BRI projects have been criticized for environmental destruction, social displacement, and falling in debt traps, among others. Such projects critics say, prioritize Chinese interests leaving little to show for them for the locals and when things don’t work out, leave nations holding a big fat debt bill for Chinese expansion. Additionally, critics highlight issues such as opacity in project agreements and growing worry over China’s strategic penetration in important sectors.
The example of the East Coast Rail Link (ECRL) in Malaysia, for example, also comes to mind, where the mega-infrastructure project was brought back into the fray during renegotiation after the deal had initially been shelved over fears excessive debt and costs. In the same manner, when Sri Lanka could not repay Chinese loans, China acquired the Hambantota Port for 99 years. RI projects are often criticized for their opaque decision-making and financing processes. Many critics contend deals are hammered behind closed doors without public accountability.
For instance, the conditions of Chinese loans and investments are sometimes not fully disclosed in nations like Laos and Myanmar, making it challenging for the general public or opposition parties to examine the agreements. RI projects raise concerns about China’s strategic influence, with critics viewing investments in ports like Kyaukpyu and projects like the Sihanoukville Special Economic Zone and the China-Laos Railway as attempts to control key trade routes. These projects also face criticism for environmental damage, social displacement, and limited local benefits. For example, the China-Laos Railway has raised concerns about deforestation, while the Sihanoukville Economic Zone has been linked to land grabs. Furthermore, projects like the East Coast Rail Link in Malaysia have raised concerns about limited job opportunities for local workers and the potential for profits to flow primarily back to China.

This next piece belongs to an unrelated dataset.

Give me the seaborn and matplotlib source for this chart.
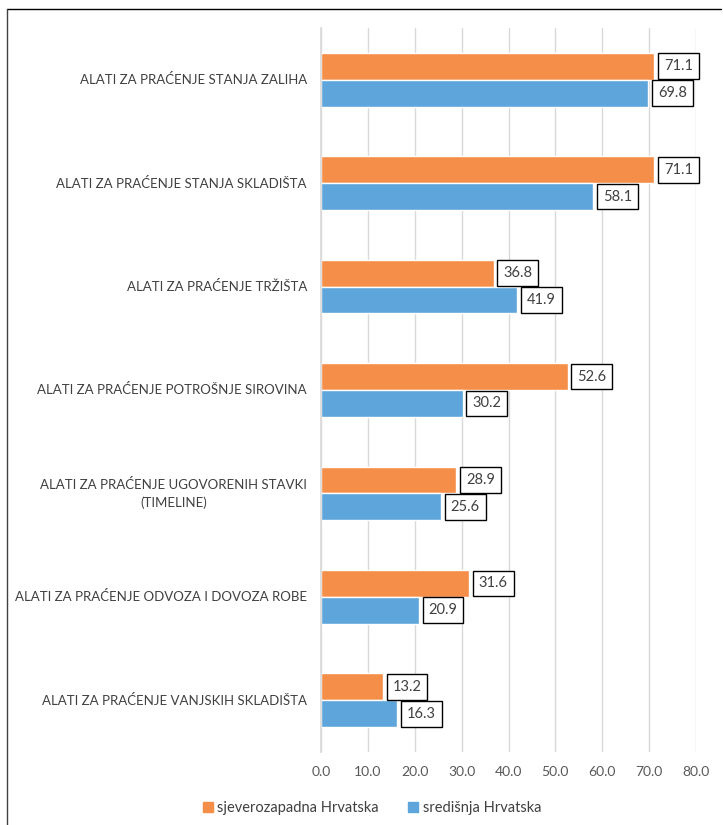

The BRI has a wide range of complex consequences on ASEAN. Even though the program offers significant potential for infrastructure development and economic growth, it also raises severe concerns about the sustainability of the debt, lack of transparency, geopolitical influence, environmental damage, and potential detrimental effects on local economies and cultures. Many ASEAN countries find it difficult to balance these risks with the benefits of BRI initiatives. The success of the BRI will depend on how well these problems are addressed, including ensuring long-term benefits for host countries, local involvement, and sustainable funding.